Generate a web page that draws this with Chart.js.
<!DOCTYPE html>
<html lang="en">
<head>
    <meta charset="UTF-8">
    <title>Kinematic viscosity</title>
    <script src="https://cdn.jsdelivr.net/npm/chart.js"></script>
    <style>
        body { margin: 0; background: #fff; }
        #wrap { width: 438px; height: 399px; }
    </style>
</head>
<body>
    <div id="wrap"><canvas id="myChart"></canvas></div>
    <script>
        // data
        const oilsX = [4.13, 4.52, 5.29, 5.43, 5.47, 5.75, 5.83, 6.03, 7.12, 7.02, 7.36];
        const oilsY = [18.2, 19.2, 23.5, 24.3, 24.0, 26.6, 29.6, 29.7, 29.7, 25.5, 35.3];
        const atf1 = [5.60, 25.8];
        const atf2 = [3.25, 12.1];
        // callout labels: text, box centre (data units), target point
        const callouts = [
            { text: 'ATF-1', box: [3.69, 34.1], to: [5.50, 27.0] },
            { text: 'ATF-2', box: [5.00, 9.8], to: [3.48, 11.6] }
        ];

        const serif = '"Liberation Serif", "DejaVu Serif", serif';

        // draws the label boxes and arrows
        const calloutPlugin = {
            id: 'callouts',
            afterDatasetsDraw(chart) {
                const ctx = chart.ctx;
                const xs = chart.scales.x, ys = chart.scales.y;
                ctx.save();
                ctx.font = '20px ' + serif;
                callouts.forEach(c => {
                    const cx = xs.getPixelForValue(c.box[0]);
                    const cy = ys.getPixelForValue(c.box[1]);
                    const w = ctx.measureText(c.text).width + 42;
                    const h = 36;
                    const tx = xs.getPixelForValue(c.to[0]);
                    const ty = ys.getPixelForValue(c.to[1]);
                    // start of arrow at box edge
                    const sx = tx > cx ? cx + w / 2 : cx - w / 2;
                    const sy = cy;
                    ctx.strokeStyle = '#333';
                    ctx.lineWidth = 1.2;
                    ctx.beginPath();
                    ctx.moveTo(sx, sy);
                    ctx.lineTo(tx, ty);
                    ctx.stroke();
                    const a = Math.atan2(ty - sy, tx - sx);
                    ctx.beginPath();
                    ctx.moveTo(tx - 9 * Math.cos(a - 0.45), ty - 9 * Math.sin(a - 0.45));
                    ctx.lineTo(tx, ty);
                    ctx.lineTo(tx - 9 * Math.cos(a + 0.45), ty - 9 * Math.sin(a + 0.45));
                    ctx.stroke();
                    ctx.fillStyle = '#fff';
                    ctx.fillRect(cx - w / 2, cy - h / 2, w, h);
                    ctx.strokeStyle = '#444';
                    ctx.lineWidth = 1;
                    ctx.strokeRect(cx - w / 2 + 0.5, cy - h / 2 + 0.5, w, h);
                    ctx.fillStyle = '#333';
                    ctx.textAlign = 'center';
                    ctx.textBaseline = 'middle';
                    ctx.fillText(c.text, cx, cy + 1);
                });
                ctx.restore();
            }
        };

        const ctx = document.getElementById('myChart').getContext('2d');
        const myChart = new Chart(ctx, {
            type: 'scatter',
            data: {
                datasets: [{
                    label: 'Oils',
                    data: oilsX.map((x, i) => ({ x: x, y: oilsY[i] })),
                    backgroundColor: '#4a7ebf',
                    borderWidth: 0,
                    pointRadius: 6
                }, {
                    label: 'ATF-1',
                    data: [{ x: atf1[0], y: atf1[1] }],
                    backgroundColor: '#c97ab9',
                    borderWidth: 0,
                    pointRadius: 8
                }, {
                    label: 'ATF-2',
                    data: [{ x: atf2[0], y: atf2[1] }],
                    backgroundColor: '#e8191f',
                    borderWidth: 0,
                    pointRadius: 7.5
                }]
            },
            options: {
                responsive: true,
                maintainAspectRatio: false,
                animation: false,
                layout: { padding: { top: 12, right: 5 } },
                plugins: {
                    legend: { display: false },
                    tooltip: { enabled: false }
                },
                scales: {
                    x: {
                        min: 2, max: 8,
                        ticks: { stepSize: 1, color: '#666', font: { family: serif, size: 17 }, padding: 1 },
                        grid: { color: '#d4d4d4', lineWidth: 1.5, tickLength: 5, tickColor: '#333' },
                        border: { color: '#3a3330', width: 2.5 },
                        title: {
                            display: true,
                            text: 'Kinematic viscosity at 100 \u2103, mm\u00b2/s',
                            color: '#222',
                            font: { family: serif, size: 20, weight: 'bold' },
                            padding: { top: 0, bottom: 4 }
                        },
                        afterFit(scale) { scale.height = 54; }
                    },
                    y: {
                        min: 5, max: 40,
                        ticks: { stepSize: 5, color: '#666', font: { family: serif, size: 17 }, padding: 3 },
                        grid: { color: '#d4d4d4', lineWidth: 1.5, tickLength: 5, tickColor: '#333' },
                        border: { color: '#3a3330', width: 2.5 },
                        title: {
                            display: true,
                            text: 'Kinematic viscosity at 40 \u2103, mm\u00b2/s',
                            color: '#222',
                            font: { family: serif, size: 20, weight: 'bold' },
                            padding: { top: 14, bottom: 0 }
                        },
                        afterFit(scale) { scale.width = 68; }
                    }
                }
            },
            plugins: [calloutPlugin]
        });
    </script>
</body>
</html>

---

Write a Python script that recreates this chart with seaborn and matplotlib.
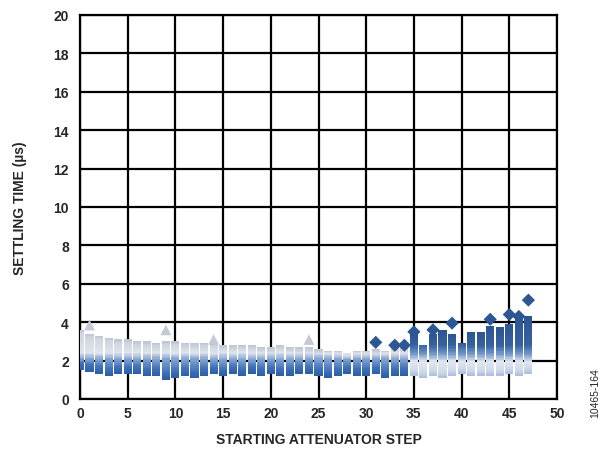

* Task requirements:
Look through the material above and pick out each line holding the word "that".

* Solution for this task:
Generate a web page that draws this with Chart.js.
Write a Python script that recreates this chart with seaborn and matplotlib.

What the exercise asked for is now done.